··· Data section ···

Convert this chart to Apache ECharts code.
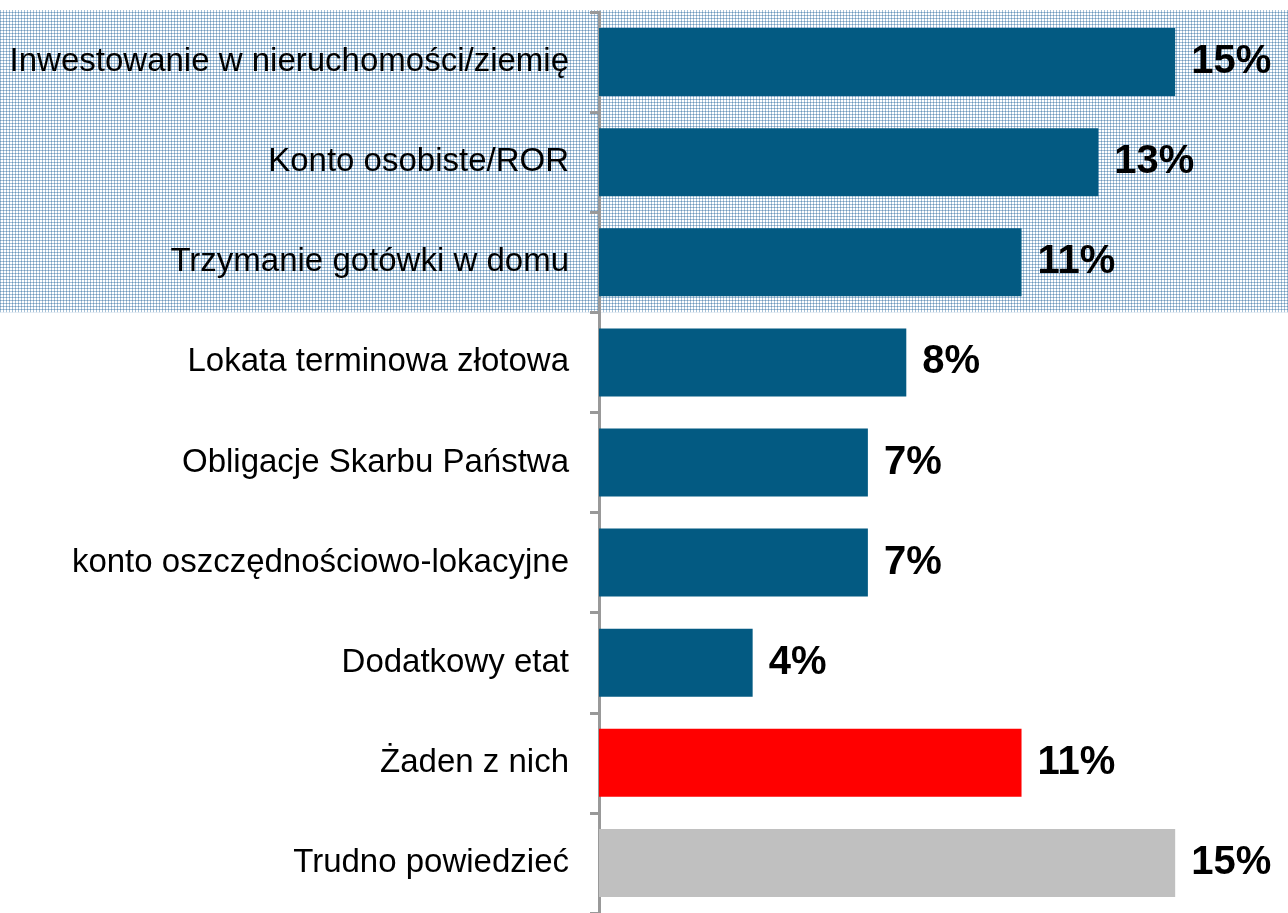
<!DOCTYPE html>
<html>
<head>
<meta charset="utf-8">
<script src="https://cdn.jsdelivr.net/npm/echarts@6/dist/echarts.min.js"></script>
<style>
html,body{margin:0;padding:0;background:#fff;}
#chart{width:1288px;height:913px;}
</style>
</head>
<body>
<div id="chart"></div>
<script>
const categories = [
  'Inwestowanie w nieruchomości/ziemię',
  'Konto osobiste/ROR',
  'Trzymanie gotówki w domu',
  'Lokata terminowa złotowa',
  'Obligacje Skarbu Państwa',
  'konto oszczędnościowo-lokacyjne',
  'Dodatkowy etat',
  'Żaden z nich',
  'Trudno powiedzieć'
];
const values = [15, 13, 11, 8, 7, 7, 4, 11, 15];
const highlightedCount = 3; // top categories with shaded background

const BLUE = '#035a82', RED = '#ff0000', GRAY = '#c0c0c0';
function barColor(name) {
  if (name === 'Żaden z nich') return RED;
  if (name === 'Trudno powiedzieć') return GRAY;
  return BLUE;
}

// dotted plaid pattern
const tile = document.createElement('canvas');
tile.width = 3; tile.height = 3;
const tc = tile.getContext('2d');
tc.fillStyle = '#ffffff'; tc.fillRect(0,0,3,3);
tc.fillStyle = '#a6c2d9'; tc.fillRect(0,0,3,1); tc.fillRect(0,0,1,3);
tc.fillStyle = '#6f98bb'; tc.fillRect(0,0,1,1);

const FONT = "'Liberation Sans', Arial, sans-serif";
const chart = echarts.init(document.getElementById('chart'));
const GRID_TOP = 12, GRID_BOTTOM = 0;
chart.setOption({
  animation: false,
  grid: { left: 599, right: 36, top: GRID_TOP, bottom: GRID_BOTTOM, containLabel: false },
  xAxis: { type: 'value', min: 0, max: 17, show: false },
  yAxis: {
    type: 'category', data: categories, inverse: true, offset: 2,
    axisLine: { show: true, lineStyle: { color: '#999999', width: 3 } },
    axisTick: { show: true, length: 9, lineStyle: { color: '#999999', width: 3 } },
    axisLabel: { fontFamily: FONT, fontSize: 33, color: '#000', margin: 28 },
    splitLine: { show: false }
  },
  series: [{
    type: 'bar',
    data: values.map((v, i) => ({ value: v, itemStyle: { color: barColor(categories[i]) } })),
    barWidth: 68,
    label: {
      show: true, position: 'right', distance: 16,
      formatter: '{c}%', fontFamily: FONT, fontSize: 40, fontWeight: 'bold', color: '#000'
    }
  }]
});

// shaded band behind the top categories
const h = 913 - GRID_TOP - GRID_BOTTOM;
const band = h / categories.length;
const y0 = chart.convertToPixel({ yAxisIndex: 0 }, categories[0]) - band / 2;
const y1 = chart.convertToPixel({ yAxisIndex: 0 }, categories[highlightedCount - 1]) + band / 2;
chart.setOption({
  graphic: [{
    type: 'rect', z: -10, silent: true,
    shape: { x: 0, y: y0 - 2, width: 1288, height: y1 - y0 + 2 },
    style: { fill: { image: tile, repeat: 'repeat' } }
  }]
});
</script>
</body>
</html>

···

§ Instructions for the task: Transcribe the material exactly, leaving every picture out.

§ Output of the exercise:
Convert this chart to Apache ECharts code.
<!DOCTYPE html>
<html>
<head>
<meta charset="utf-8">
<script src="https://cdn.jsdelivr.net/npm/echarts@6/dist/echarts.min.js"></script>
<style>
html,body{margin:0;padding:0;background:#fff;}
#chart{width:1288px;height:913px;}
</style>
</head>
<body>
<div id="chart"></div>
<script>
const categories = [
  'Inwestowanie w nieruchomości/ziemię',
  'Konto osobiste/ROR',
  'Trzymanie gotówki w domu',
  'Lokata terminowa złotowa',
  'Obligacje Skarbu Państwa',
  'konto oszczędnościowo-lokacyjne',
  'Dodatkowy etat',
  'Żaden z nich',
  'Trudno powiedzieć'
];
const values = [15, 13, 11, 8, 7, 7, 4, 11, 15];
const highlightedCount = 3; // top categories with shaded background

const BLUE = '#035a82', RED = '#ff0000', GRAY = '#c0c0c0';
function barColor(name) {
  if (name === 'Żaden z nich') return RED;
  if (name === 'Trudno powiedzieć') return GRAY;
  return BLUE;
}

// dotted plaid pattern
const tile = document.createElement('canvas');
tile.width = 3; tile.height = 3;
const tc = tile.getContext('2d');
tc.fillStyle = '#ffffff'; tc.fillRect(0,0,3,3);
tc.fillStyle = '#a6c2d9'; tc.fillRect(0,0,3,1); tc.fillRect(0,0,1,3);
tc.fillStyle = '#6f98bb'; tc.fillRect(0,0,1,1);

const FONT = "'Liberation Sans', Arial, sans-serif";
const chart = echarts.init(document.getElementById('chart'));
const GRID_TOP = 12, GRID_BOTTOM = 0;
chart.setOption({
  animation: false,
  grid: { left: 599, right: 36, top: GRID_TOP, bottom: GRID_BOTTOM, containLabel: false },
  xAxis: { type: 'value', min: 0, max: 17, show: false },
  yAxis: {
    type: 'category', data: categories, inverse: true, offset: 2,
    axisLine: { show: true, lineStyle: { color: '#999999', width: 3 } },
    axisTick: { show: true, length: 9, lineStyle: { color: '#999999', width: 3 } },
    axisLabel: { fontFamily: FONT, fontSize: 33, color: '#000', margin: 28 },
    splitLine: { show: false }
  },
  series: [{
    type: 'bar',
    data: values.map((v, i) => ({ value: v, itemStyle: { color: barColor(categories[i]) } })),
    barWidth: 68,
    label: {
      show: true, position: 'right', distance: 16,
      formatter: '{c}%', fontFamily: FONT, fontSize: 40, fontWeight: 'bold', color: '#000'
    }
  }]
});

// shaded band behind the top categories
const h = 913 - GRID_TOP - GRID_BOTTOM;
const band = h / categories.length;
const y0 = chart.convertToPixel({ yAxisIndex: 0 }, categories[0]) - band / 2;
const y1 = chart.convertToPixel({ yAxisIndex: 0 }, categories[highlightedCount - 1]) + band / 2;
chart.setOption({
  graphic: [{
    type: 'rect', z: -10, silent: true,
    shape: { x: 0, y: y0 - 2, width: 1288, height: y1 - y0 + 2 },
    style: { fill: { image: tile, repeat: 'repeat' } }
  }]
});
</script>
</body>
</html>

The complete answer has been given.